Rows from a dataset
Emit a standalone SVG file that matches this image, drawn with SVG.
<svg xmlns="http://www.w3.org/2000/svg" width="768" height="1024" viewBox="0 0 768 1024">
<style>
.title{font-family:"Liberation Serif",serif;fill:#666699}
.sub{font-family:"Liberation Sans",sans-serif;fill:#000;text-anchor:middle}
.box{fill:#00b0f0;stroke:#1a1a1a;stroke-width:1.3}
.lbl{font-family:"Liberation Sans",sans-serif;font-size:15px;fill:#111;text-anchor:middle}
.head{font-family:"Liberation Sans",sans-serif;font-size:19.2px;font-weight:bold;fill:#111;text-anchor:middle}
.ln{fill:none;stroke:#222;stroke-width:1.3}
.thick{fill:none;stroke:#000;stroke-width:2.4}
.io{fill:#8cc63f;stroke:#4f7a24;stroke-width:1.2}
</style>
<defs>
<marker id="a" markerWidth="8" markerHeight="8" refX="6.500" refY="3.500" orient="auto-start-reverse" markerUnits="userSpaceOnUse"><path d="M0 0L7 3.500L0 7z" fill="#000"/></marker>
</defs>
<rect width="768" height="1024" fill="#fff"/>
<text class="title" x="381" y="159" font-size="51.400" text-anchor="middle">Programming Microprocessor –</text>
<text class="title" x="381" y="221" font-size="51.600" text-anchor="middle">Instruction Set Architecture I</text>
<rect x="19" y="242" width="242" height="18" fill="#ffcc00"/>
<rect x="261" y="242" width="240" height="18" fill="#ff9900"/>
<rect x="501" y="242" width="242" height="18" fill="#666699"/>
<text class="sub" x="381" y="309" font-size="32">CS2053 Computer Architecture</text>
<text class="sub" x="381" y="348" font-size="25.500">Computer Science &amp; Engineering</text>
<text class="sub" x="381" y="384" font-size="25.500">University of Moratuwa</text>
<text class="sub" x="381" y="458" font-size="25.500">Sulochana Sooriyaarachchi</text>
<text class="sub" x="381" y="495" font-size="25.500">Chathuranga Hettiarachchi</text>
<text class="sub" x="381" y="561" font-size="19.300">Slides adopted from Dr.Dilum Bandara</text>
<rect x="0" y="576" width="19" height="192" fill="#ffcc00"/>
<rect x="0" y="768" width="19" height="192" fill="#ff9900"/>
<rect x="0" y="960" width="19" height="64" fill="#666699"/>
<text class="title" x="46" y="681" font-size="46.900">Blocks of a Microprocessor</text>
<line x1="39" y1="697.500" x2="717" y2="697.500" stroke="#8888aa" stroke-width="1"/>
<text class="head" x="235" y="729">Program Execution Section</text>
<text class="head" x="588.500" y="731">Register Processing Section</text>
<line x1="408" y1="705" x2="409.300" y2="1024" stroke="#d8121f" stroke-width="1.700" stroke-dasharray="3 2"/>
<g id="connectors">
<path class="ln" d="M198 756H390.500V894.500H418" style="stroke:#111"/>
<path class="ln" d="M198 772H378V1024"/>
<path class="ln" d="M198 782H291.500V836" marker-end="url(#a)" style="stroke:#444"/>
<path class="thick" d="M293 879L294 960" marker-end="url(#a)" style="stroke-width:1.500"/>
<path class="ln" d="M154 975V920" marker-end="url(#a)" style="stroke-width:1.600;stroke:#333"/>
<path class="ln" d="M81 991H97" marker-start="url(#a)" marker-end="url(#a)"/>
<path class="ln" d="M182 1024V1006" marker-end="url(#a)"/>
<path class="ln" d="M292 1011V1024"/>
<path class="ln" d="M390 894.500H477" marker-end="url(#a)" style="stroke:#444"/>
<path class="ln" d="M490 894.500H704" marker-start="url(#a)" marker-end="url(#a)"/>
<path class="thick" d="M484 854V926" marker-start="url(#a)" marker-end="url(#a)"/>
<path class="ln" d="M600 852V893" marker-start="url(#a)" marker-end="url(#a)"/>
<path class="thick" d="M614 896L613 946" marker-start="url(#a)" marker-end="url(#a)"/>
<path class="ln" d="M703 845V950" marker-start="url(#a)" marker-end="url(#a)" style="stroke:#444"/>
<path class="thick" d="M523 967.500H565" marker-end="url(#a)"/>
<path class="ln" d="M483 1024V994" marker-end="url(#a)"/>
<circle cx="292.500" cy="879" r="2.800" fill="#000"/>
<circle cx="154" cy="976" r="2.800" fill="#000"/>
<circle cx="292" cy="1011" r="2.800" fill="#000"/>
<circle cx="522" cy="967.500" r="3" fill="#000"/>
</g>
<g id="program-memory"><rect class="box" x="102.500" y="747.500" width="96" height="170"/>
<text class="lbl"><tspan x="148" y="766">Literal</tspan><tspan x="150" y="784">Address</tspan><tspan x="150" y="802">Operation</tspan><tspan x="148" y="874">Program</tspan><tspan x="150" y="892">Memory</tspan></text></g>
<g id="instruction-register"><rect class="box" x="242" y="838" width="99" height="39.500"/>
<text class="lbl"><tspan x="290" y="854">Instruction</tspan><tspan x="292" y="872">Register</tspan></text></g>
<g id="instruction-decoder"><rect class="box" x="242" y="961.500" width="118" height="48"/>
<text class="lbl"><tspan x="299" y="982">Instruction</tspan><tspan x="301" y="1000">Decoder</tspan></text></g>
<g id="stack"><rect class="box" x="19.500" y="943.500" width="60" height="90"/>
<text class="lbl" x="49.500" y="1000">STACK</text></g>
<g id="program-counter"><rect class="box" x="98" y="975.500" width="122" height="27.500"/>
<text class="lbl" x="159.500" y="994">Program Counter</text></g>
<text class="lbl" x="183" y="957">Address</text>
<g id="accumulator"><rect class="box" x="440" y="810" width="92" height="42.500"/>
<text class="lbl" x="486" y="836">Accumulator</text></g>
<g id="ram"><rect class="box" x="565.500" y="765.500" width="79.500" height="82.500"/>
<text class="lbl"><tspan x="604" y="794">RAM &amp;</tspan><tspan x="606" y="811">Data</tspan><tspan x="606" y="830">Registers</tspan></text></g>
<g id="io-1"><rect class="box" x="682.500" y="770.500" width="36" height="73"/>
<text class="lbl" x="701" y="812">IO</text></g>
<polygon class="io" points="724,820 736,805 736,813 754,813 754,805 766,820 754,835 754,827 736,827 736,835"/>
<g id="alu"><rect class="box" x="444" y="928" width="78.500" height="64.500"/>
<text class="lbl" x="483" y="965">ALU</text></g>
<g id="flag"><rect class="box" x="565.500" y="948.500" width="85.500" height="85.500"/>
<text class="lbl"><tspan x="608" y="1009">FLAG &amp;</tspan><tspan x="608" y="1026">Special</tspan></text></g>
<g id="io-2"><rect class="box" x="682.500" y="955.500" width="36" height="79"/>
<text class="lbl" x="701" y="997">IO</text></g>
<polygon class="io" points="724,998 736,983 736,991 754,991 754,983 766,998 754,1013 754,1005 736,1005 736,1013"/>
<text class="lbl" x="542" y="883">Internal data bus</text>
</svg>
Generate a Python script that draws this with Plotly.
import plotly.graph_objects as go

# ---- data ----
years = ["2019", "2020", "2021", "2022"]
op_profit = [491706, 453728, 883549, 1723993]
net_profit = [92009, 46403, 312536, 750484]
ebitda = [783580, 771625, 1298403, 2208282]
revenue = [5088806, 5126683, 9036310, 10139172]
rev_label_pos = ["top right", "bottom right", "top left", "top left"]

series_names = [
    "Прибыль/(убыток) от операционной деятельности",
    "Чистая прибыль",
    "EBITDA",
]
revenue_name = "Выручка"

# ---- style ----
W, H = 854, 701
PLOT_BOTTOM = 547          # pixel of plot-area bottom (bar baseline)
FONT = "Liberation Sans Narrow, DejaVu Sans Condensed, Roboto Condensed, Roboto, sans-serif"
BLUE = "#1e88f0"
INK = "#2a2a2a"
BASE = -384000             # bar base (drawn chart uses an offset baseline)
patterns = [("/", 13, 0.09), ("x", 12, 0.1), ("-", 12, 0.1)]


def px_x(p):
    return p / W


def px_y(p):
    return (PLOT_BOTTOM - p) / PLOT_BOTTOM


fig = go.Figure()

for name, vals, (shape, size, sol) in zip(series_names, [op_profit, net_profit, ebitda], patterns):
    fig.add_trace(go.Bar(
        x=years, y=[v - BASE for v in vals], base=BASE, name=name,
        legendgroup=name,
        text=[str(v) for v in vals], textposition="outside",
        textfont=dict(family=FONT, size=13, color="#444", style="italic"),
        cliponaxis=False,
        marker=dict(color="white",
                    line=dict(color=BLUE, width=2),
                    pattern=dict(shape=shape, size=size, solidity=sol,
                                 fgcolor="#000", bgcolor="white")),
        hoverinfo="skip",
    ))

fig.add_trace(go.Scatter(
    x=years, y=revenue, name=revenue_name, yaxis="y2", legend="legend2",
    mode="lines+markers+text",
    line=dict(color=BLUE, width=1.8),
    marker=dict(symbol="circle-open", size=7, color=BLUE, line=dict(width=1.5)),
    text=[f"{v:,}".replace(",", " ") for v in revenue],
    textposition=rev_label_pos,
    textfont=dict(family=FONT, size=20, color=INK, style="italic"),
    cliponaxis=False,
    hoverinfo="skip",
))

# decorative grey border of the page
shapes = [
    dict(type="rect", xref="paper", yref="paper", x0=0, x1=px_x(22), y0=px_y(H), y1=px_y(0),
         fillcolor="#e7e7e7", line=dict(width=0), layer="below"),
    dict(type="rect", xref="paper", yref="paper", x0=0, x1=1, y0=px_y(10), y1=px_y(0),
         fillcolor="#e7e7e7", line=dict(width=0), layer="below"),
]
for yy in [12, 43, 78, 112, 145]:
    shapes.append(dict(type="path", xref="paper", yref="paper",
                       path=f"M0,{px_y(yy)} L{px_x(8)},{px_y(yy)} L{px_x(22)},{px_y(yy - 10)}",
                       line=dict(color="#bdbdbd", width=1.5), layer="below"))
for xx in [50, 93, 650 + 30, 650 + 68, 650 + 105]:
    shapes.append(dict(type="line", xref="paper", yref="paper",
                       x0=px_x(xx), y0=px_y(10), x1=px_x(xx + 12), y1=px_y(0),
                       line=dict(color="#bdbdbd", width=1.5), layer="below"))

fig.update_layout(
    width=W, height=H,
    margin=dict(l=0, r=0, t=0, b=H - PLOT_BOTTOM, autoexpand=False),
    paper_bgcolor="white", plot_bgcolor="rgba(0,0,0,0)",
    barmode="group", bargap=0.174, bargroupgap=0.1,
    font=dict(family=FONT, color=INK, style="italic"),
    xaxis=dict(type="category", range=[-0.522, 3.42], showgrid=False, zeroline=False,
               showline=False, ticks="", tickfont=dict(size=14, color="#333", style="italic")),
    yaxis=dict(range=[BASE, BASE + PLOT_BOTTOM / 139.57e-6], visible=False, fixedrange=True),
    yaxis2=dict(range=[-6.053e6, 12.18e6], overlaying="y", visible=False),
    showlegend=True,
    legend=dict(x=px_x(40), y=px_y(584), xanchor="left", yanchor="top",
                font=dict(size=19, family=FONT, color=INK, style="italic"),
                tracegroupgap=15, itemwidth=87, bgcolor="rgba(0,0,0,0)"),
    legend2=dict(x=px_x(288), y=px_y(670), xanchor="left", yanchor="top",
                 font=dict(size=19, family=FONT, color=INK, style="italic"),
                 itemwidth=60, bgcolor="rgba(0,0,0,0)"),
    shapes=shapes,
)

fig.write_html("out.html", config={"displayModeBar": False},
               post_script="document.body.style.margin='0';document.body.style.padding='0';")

TASK DIRECTIONS
From the entries, copy out each line containing the word "this".

TASK RESPONSE
Emit a standalone SVG file that matches this image, drawn with SVG.
Generate a Python script that draws this with Plotly.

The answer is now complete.